Kenneth Campbell had a front-row seat shortly after the birth of the REIT industry, founding the first REIT-dedicated publication, Realty Trust Review, in 1970. In 1991, Campbell partnered with T. Ritson Ferguson and Jarrett B. Kling to form a boutique asset management firm dedicated to managing listed real estate securities. The firm, Campbell Radnor Advisers, would eventually become CBRE Clarion Securities. Campbell’s latest book, “Watch That Rat Hole and Witness the REIT Revolution,” offers a comprehensive look at the rise of the REIT industry and some of his most important life lessons. All royalties from the book will go to the BCS-YES Angel Scholarship Fund to aid at-risk youth in the Philadelphia area.
Other than size, how does today’s REIT industry compare with the landscape of 1970?
In 1970, the industry was dominated by Mortage REITs. The first issue of Realty Trust Review found that 24 Mortgage REITs, with about $1.2 billion of market value, accounted for about three-quarters of the total REIT industry.
Mortgage REITs of the 1970s were mainly short-term construction lenders: very few made long-term loans, and they proved to be unsustainable. Meanwhile, the Equity REITs of the 1970s wanted to be in all property types and locations. The assumption today is that the investor can pick and change their property mix almost at any time.
Where do REITs go from here?
I see Equity REITs plateauing at about 20 percent of the commercial real estate market within about a 10-year period.

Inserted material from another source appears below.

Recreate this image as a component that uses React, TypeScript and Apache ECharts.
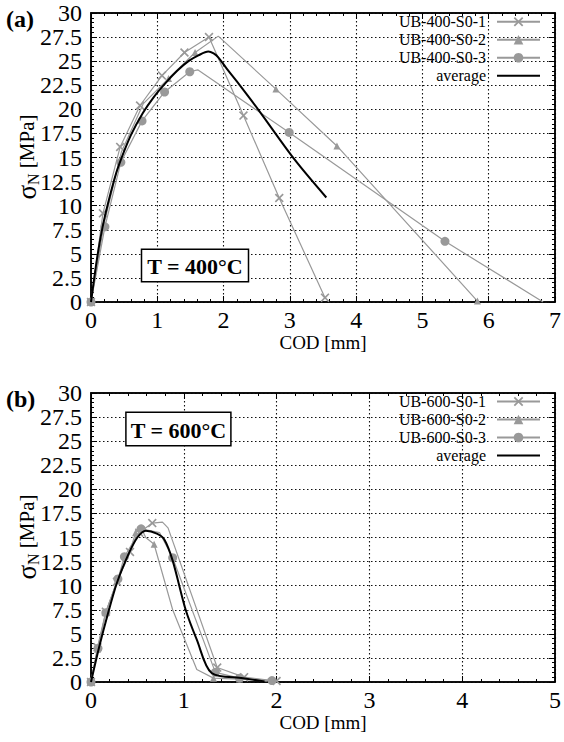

There’s also no doubt in my mind that you are going to see new property types – what they are, I really don’t know. The new property types of the last few decades all seem to have been accepted very well by the investor group.
Net lease REITs are about 6 to 10 percent of the total net lease market, and that looks to me like a segment that could grow very, very substantially.
I also see growth from well-known private family developers. There are going to be generational leadership changes, so you’re likely to see a significant amount of those organizations come public. They’re going to be quite transformative for the market; it will be interesting to see if they get the pricing they want.
Ideally, how large a role should REITs play in an investment portfolio?
To my mind, real estate is 10 to 12 percent of the economy, and that’s probably a safe target for most investors, recognizing that the public markets represent only about one-eighth of the total real estate market.
How much attention should REIT investors pay to real estate cycles?
The flowering of the modern REIT industry has softened and attenuated the impact of the real estate cycle in two very important ways.
First, we’ve lowered debt leverage. When the REITs came on the stage in the 1960s and 1970s, the typical debt leverage was probably 75 to 80 percent. The net result was that in every economic downturn you had wide swathes of the commercial property sector going into bankruptcy.
Today, the effective leverage for Equity REITs is about 40 percent. The industry came through the most recent financial crisis with virtually no foreclosures of major buildings. To me, the fact that Equity REITs work on much lower leverage means that they can survive downturns.
Secondly, the REIT revolution has triggered an outpouring of sophisticated data. Full disclosure of the market status essentially holds down new construction. Everybody now has a better handle on supply and demand.
Of course you still pay attention to the cycle, but it has a lot less amplitude than it had in the past.